The top Democrat in the Senate’s bipartisan group of negotiators on an immigration overhaul, Schumer has a huge stake in seeing the legislation succeed, and as we reported on this blog two weeks ago, he and fellow group member Richard J. Durbin, D-Ill., could have a tough decision to make if Senate Judiciary Chairman Patrick J. Leahy, D-Vt., offers an amendment this week to add gay couples to the bill.
Republican members of the working group have said expanding the bill’s rights to include gay people would be a “non-starter” that would preclude them from supporting the bill.
New York officials are not making that choice any easier, according to friend of #WGDB, the great New York City-based Maggie Haberman of Politico. She has the scoop on the off-the-record May 10 meeting in Schumer’s Manhattan office:
The meeting became heated at times, as many attendees made clear to Schumer how critical it is that the overhaul allow U.S. citizens to seek green cards for their foreign-born partners.
Among the attendees at the meeting were Assemblyman Danny O’Donnell, Assemblywoman Deborah Glick, State Sen. Brad Hoylman, former State Sen. Tom Duane, and a representative for City Council Speaker Christine Quinn, who is vying to be the first openly gay mayor in New York City. She has yet to take a public position on the amendment, and an aide didn’t respond to an email request for comment on the issue or on Schumer.
Several sources said that O’Donnell and Tiven were the most vocal.
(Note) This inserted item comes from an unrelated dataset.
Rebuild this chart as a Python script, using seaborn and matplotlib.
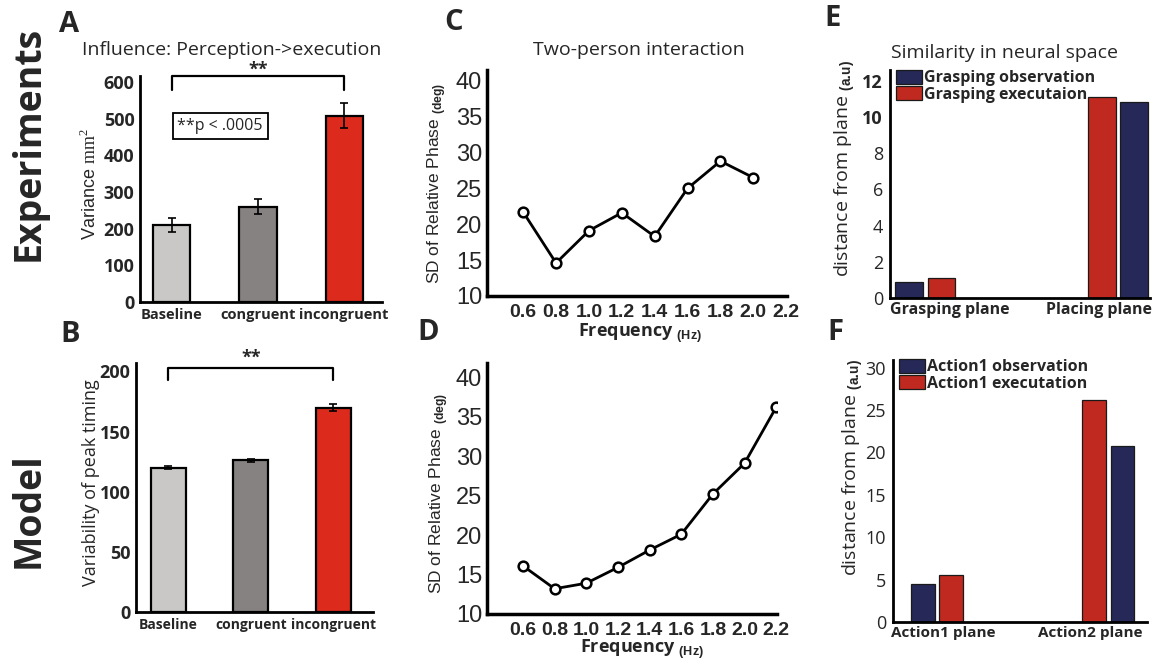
"""Figure: experiments vs model - variability, relative phase, neural distance."""

import numpy as np
import pandas as pd
import matplotlib
matplotlib.use('Agg')
import matplotlib.pyplot as plt
import seaborn as sns

sns.set_style('white')
plt.rcParams['font.family'] = ['Open Sans', 'DejaVu Sans']
plt.rcParams['mathtext.fontset'] = 'custom'
plt.rcParams['mathtext.rm'] = 'Liberation Serif'
plt.rcParams['mathtext.bf'] = 'Liberation Sans:bold'
plt.rcParams['mathtext.sf'] = 'Liberation Sans'

W, H = 1157, 661

# --- data ---
conditions = ['Baseline', 'congruent', 'incongruent']
exp_variance = [210, 260, 508]
exp_variance_err = [20, 20, 35]
model_timing = [120, 126, 170]
model_timing_err = [1.0, 1.5, 3.0]

exp_freq = [0.6, 0.8, 1.0, 1.2, 1.4, 1.6, 1.8, 2.0]
exp_sd_phase = [21.7, 14.6, 19.1, 21.6, 18.3, 25.0, 28.8, 26.5]
model_freq = [0.6, 0.8, 1.0, 1.2, 1.4, 1.6, 1.8, 2.0, 2.2]
model_sd_phase = [16.1, 13.2, 13.9, 15.9, 18.1, 20.1, 25.2, 29.1, 36.2]
freq_ticks = [0.6, 0.8, 1.0, 1.2, 1.4, 1.6, 1.8, 2.0, 2.2]

e_planes = ['Grasping plane', 'Placing plane']
e_series = ['Grasping observation', 'Grasping executaion']
e_observation = [0.9, 10.85]
e_execution = [1.1, 11.1]

f_planes = ['Action1 plane', 'Action2 plane']
f_series = ['Action1 observation', 'Action1 executation']
f_observation = [4.45, 20.8]
f_execution = [5.6, 26.2]

# bar order inside each plane (index into series): obs first, then reversed
pair_order = [[0, 1], [1, 0]]

BAR_COLORS = ['#c9c8c7', '#858281', '#dc2b1c']
NAVY = '#262858'
RED = '#c0291f'


def ax_rect(left, top, right, bottom):
    return [left / W, 1 - bottom / H, (right - left) / W, (bottom - top) / H]


def fig_text(fig, px, py, s, **kw):
    fig.text(px / W, 1 - py / H, s, ha='center', va='center', **kw)


def condition_bars(ax, values, errs, ylim, yticks, width, xfont=10.5):
    df = pd.DataFrame({'cond': conditions, 'val': values})
    sns.barplot(data=df, x='cond', y='val', hue='cond', palette=BAR_COLORS,
                saturation=1, legend=False, width=width, edgecolor='black',
                linewidth=1.6, ax=ax)
    ax.errorbar(range(len(values)), values, yerr=errs, fmt='none',
                ecolor='black', elinewidth=1.2, capsize=3, capthick=1.2)
    ax.set_ylim(*ylim)
    ax.set_yticks(yticks)
    ax.set_xlabel('')
    for s in ['top', 'right']:
        ax.spines[s].set_visible(False)
    for s in ['left', 'bottom']:
        ax.spines[s].set_linewidth(2)
        ax.spines[s].set_color('black')
    ax.tick_params(length=0, pad=4)
    for lab in ax.get_yticklabels():
        lab.set_fontweight('bold')
        lab.set_fontsize(13)
    for lab in ax.get_xticklabels():
        lab.set_fontweight('bold')
        lab.set_fontsize(xfont)


def bracket(ax, x0, x1, y, drop, star_y):
    ax.plot([x0, x0, x1, x1], [drop, y, y, drop], color='black', lw=1.6,
            clip_on=False)
    ax.text((x0 + x1) / 2, star_y, '**', ha='center', va='center',
            fontsize=13, fontweight='bold', clip_on=False)


def phase_line(ax, x, y, ylim, xlim):
    sns.lineplot(x=x, y=y, ax=ax, color='black', lw=2, marker='o',
                 markersize=7, markerfacecolor='white', markeredgecolor='black',
                 markeredgewidth=1.8)
    ax.set_xlim(*xlim)
    ax.set_ylim(*ylim)
    ax.set_yticks(range(10, 41, 5))
    ax.set_xticks(freq_ticks)
    ax.set_xticklabels([f'{v:.1f}' for v in freq_ticks], family='Liberation Sans',
                       fontweight='bold', fontsize=14)
    for lab in ax.get_yticklabels():
        lab.set_family('Liberation Sans')
        lab.set_fontsize(17)
    for s in ['top', 'right']:
        ax.spines[s].set_visible(False)
    for s in ['left', 'bottom']:
        ax.spines[s].set_linewidth(2.5)
        ax.spines[s].set_color('black')
    ax.tick_params(axis='y', length=3, width=2, pad=0.5, color='black')
    ax.tick_params(axis='x', length=4, width=2, pad=2, color='black')
    ax.set_ylabel(r'SD of Relative Phase $_{\mathbf{(deg)}}$',
                  family='Liberation Sans', fontsize=12.5)
    ax.set_xlabel(r'Frequency $_{\mathbf{(Hz)}}$', fontweight='bold', fontsize=13)


def paired_bars(ax, planes, series, obs, exe, ylim, yticks, gap=4, width=0.86):
    values = [obs, exe]
    rows, slots = [], []
    for i, plane in enumerate(planes):
        if i > 0:
            slots += [' ' * (k + 1) for k in range(gap)]
        for j in pair_order[i]:
            slot = f'{plane}-{j}'
            slots.append(slot)
            rows.append({'slot': slot, 'value': values[j][i], 'series': series[j]})
    df = pd.DataFrame(rows)
    sns.barplot(data=df, x='slot', y='value', hue='series', order=slots,
                hue_order=series, palette=[NAVY, RED], saturation=1, dodge=False,
                width=width, edgecolor='#1a1a1a', linewidth=0.9, ax=ax)
    ax.set_ylim(*ylim)
    ax.set_yticks(yticks)
    ax.set_xlabel('')
    for s in ['top', 'right']:
        ax.spines[s].set_visible(False)
    for s in ['left', 'bottom']:
        ax.spines[s].set_linewidth(2)
        ax.spines[s].set_color('black')
    ax.tick_params(axis='y', length=3, width=1, pad=2, labelsize=13)
    ax.tick_params(axis='x', length=0, pad=3)
    ax.set_ylabel(r'distance from plane $_{\mathbf{(a.\!u)}}$', fontsize=14)
    handles, labels = ax.get_legend_handles_labels()
    ax.legend(handles, labels, loc='upper left', bbox_to_anchor=(0.0, 1.03),
              frameon=False, borderaxespad=0, handlelength=1.6, handleheight=1.0,
              handletextpad=0.1, labelspacing=0.0,
              prop={'weight': 'bold', 'size': 11.5})


fig = plt.figure(figsize=(W / 100, H / 100), dpi=100)

# A - experiment variance
axA = fig.add_axes(ax_rect(140, 76, 382, 302))
condition_bars(axA, exp_variance, exp_variance_err, (0, 616), range(0, 601, 100), 0.43)
axA.set_xlim(-0.37, 2.44)
axA.set_ylabel(r'Variance $\mathrm{mm}^2$', family='Liberation Sans', fontsize=13)
axA.yaxis.set_label_coords(-0.165, 0.52)
bracket(axA, 0, 2, 615, 578, 632)
axA.text(0.56, 480, '**p < .0005', ha='center', va='center', fontsize=11.5,
         bbox=dict(boxstyle='square,pad=0.3', fc='white', ec='black', lw=1.3))
axA.set_title('Influence: Perception->execution', fontsize=14, pad=15, x=0.38)

# B - model timing variability
axB = fig.add_axes(ax_rect(136, 363, 373, 612))
condition_bars(axB, model_timing, model_timing_err, (0, 207), range(0, 201, 50),
               0.42, xfont=10)
axB.set_xlim(-0.39, 2.48)
axB.set_ylabel('Variability of peak timing', fontsize=13)
axB.yaxis.set_label_coords(-0.152, 0.52)
bracket(axB, 0, 2, 203, 193, 211)

# C - experiment relative phase
axC = fig.add_axes(ax_rect(487, 70, 787, 296))
phase_line(axC, exp_freq, exp_sd_phase, (10, 41.5), (0.38, 2.205))
axC.yaxis.set_label_coords(-0.13, 0.5)
axC.xaxis.set_label_coords(0.51, -0.115)
axC.set_title('Two-person interaction', fontsize=14, pad=11, x=0.507)

# D - model relative phase
axD = fig.add_axes(ax_rect(487, 363, 777, 614))
phase_line(axD, model_freq, model_sd_phase, (10, 41.8), (0.373, 2.205))
axD.yaxis.set_label_coords(-0.128, 0.48)
axD.xaxis.set_label_coords(0.536, -0.095)

# E - neural space, experiments
axE = fig.add_axes(ax_rect(890, 70, 1150, 298))
paired_bars(axE, e_planes, e_series, e_observation, e_execution,
            (0, 12.6), range(0, 13, 2))
axE.set_xlim(-0.6, 7.5)
axE.set_xticks([1.25, 5.9])
axE.set_xticklabels(e_planes, fontweight='bold', fontsize=11.5)
for lab in axE.get_yticklabels()[-2:]:
    lab.set_fontweight('bold')
axE.yaxis.set_label_coords(-0.127, 0.57)
axE.set_title('Similarity in neural space', fontsize=14, pad=9, x=0.44)

# F - neural space, model
axF = fig.add_axes(ax_rect(893, 360, 1147, 622))
paired_bars(axF, f_planes, f_series, f_observation, f_execution,
            (0, 30.9), range(0, 31, 5), width=0.84)
axF.set_xlim(-1.05, 7.86)
axF.set_xticks([0.7, 5.86])
axF.set_xticklabels(f_planes, fontweight='bold', fontsize=11)
axF.yaxis.set_label_coords(-0.11, 0.59)

# row labels and panel letters
fig_text(fig, 29, 143, 'Experiments', rotation=90, fontsize=27, fontweight='bold')
fig_text(fig, 29, 510, 'Model', rotation=90, fontsize=27, fontweight='bold')
for letter, px, py in [('A', 69, 24), ('B', 70, 335), ('C', 454, 23),
                       ('D', 428, 333), ('E', 833, 19), ('F', 835, 333)]:
    fig_text(fig, px, py, letter, fontsize=21, fontweight='bold')

plt.savefig('out.png', dpi=100)
plt.close()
Schumer has publicly expressed chagrin about the measure, saying he supports the rights of same-sex couples but also doesn’t want to see Republicans walk away from the overall bill over that amendment.
The Senate Judiciary Committee is currently in its third day of marking up the sweeping immigration system overhaul. Leahy has said he would like to include an amendment addressing the legislative gaps for gay immigrants, and the best chance such provisions have for being included in the final package would be if they were approved in committee.
That’s, of course, if the bill actually could pass with those measures.